If the area bounded by the curves `{(x, y)|x^(2)-y+1 ge 0} and {(x, y)|x+y-3 ge0}` is k square units, then the value of 3k is equal to

To solve the problem, we need to find the area bounded by the curves defined by the equations \(x^2 - y + 1 \geq 0\) and \(x + y - 3 \geq 0\). ### Step-by-Step Solution: 1. **Rewrite the Inequalities**: - The first inequality \(x^2 - y + 1 \geq 0\) can be rewritten as \(y \leq x^2 + 1\). - The second inequality \(x + y - 3 \geq 0\) can be rewritten as \(y \geq 3 - x\). 2. **Find Points of Intersection**: - To find the area bounded by these curves, we first need to find their points of intersection.

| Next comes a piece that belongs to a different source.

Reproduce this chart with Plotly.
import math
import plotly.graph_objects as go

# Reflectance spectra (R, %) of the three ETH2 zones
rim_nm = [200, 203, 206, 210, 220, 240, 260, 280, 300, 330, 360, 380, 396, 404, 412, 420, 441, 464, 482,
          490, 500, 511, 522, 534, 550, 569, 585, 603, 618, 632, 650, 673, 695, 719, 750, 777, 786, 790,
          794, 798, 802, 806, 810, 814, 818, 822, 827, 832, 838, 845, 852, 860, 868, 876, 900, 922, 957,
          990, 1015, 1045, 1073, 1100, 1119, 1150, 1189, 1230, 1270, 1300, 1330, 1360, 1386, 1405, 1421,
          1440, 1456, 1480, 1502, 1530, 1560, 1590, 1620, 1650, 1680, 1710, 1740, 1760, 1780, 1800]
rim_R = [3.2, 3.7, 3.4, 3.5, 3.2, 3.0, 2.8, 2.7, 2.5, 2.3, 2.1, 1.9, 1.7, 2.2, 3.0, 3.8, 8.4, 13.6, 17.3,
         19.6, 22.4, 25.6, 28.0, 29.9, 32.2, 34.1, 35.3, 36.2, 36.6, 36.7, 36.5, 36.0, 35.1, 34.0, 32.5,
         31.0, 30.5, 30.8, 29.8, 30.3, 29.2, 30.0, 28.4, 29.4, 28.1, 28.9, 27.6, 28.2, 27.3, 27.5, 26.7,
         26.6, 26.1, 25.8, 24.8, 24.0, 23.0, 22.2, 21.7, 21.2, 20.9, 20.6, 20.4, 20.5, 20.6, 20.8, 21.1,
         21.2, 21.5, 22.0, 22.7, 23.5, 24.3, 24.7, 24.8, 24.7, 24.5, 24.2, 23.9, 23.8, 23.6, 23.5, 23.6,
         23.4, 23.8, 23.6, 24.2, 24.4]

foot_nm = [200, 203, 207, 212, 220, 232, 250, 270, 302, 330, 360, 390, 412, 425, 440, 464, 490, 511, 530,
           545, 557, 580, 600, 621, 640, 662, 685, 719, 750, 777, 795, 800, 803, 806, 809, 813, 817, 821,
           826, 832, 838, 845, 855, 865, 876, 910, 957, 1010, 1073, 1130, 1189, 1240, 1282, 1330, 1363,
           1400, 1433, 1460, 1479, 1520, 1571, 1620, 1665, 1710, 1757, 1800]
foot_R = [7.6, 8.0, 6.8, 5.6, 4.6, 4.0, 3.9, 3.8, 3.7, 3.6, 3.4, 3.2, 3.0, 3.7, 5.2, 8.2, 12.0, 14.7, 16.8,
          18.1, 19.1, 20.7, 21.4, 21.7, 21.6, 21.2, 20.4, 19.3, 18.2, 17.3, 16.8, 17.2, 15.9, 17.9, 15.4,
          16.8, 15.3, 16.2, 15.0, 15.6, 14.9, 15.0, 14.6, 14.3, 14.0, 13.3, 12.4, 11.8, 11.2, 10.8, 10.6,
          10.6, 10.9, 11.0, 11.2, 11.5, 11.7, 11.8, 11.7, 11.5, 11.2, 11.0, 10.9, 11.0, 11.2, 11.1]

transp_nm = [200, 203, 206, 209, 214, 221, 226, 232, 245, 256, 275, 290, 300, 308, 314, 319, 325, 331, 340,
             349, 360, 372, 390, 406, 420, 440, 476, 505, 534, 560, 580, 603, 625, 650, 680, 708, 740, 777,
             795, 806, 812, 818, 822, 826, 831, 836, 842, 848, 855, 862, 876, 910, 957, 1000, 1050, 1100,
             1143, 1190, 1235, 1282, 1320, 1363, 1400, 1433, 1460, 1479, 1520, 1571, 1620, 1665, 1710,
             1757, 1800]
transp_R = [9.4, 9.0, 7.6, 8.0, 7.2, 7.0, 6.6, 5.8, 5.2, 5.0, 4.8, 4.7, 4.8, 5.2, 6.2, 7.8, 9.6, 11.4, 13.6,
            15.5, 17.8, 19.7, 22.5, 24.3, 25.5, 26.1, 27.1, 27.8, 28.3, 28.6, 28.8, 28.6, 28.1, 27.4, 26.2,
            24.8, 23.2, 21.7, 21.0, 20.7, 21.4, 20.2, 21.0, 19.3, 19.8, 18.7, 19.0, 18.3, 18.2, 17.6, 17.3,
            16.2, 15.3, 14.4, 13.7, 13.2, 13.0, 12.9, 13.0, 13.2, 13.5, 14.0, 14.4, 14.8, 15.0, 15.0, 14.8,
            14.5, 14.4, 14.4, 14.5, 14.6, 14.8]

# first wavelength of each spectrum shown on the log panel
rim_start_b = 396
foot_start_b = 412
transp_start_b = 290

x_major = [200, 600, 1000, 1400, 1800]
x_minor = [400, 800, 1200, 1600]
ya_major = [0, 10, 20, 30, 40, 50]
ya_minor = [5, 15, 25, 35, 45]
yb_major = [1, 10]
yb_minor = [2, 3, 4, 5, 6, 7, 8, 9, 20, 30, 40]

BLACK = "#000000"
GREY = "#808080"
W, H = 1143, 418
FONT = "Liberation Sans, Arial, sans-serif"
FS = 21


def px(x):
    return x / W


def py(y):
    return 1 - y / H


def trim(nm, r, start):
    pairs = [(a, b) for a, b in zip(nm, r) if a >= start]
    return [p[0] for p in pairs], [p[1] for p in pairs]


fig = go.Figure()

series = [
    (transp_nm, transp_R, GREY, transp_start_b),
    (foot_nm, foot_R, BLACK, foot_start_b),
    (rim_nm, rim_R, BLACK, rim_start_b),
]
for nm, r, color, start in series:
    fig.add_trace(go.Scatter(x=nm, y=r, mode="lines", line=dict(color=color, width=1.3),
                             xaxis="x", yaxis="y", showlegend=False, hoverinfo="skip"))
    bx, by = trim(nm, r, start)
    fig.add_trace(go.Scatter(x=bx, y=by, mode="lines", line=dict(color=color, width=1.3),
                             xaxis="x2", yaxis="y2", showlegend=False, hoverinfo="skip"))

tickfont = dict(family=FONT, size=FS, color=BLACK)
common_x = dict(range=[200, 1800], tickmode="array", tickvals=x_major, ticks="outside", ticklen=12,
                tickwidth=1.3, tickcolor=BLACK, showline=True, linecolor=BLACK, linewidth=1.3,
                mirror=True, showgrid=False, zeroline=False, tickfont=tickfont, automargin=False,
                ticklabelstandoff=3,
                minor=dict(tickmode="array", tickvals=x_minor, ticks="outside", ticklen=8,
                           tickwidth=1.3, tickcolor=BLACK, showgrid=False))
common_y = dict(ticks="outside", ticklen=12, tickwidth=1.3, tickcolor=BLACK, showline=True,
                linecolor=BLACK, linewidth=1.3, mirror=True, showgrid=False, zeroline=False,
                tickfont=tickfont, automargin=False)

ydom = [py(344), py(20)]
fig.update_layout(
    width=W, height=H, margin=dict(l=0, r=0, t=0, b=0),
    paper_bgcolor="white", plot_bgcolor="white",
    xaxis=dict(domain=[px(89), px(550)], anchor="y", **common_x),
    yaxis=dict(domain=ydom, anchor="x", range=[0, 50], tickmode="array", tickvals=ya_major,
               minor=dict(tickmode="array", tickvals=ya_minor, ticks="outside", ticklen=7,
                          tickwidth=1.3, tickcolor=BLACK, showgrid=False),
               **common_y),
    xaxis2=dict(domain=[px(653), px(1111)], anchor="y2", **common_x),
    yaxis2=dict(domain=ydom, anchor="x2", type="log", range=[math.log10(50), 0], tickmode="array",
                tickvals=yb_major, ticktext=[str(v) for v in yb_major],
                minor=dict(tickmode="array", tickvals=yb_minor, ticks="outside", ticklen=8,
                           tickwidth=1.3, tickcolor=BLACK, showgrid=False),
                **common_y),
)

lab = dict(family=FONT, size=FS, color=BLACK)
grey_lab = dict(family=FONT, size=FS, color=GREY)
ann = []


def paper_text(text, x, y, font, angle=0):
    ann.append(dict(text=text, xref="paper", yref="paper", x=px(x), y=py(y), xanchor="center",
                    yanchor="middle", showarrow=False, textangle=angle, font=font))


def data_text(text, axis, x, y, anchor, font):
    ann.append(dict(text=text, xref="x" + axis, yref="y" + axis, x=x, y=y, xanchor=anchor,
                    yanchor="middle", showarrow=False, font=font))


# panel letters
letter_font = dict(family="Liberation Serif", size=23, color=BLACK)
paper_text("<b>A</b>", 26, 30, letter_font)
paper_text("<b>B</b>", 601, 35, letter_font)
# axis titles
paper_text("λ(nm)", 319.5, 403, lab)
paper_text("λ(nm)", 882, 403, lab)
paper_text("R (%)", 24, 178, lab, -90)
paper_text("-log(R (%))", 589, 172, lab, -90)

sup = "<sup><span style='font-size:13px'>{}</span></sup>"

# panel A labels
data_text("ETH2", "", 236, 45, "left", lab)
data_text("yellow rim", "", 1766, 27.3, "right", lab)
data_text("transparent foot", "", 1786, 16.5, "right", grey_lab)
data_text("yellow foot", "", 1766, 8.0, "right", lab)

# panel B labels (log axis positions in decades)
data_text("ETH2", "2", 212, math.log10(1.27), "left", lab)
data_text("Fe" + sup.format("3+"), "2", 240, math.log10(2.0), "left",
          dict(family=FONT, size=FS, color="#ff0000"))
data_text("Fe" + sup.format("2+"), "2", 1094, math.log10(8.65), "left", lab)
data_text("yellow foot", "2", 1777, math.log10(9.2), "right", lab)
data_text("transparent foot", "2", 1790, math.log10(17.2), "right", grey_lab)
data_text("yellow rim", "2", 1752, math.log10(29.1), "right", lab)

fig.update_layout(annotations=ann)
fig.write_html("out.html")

Set the equations equal to each other: \[ x^2 + 1 = 3 - x \] - Rearranging gives: \[ x^2 + x - 2 = 0 \] - Factor the quadratic: \[ (x - 1)(x + 2) = 0 \] - Thus, the solutions are \(x = 1\) and \(x = -2\). 3. **Find Corresponding y-values**: - For \(x = 1\): \[ y = 1^2 + 1 = 2 \] - For \(x = -2\): \[ y = (-2)^2 + 1 = 5 \] - The points of intersection are \((-2, 5)\) and \((1, 2)\). 4. **Set Up the Integral for Area**: - The area \(A\) between the curves from \(x = -2\) to \(x = 1\) is given by: \[ A = \int_{-2}^{1} \left[(3 - x) - (x^2 + 1)\right] \, dx \] - Simplifying the integrand: \[ A = \int_{-2}^{1} (3 - x - x^2 - 1) \, dx = \int_{-2}^{1} (2 - x - x^2) \, dx \] 5. **Evaluate the Integral**: - Now, we compute the integral: \[ A = \int_{-2}^{1} (2 - x - x^2) \, dx \] - The antiderivative is: \[ 2x - \frac{x^2}{2} - \frac{x^3}{3} \] - Evaluating from \(-2\) to \(1\): \[ A = \left[2(1) - \frac{1^2}{2} - \frac{1^3}{3}\right] - \left[2(-2) - \frac{(-2)^2}{2} - \frac{(-2)^3}{3}\right] \] - Calculate the upper limit: \[ = 2 - \frac{1}{2} - \frac{1}{3} = \frac{12}{6} - \frac{3}{6} - \frac{2}{6} = \frac{7}{6} \] - Calculate the lower limit: \[ = -4 - 2 + \frac{8}{3} = -6 + \frac{8}{3} = -\frac{18}{3} + \frac{8}{3} = -\frac{10}{3} \] - Thus: \[ A = \frac{7}{6} - \left(-\frac{10}{3}\right) = \frac{7}{6} + \frac{20}{6} = \frac{27}{6} = \frac{9}{2} \] 6. **Find \(3k\)**: - Given that \(k = \frac{9}{2}\), we find: \[ 3k = 3 \times \frac{9}{2} = \frac{27}{2} \] ### Final Answer: The value of \(3k\) is \(\frac{27}{2}\).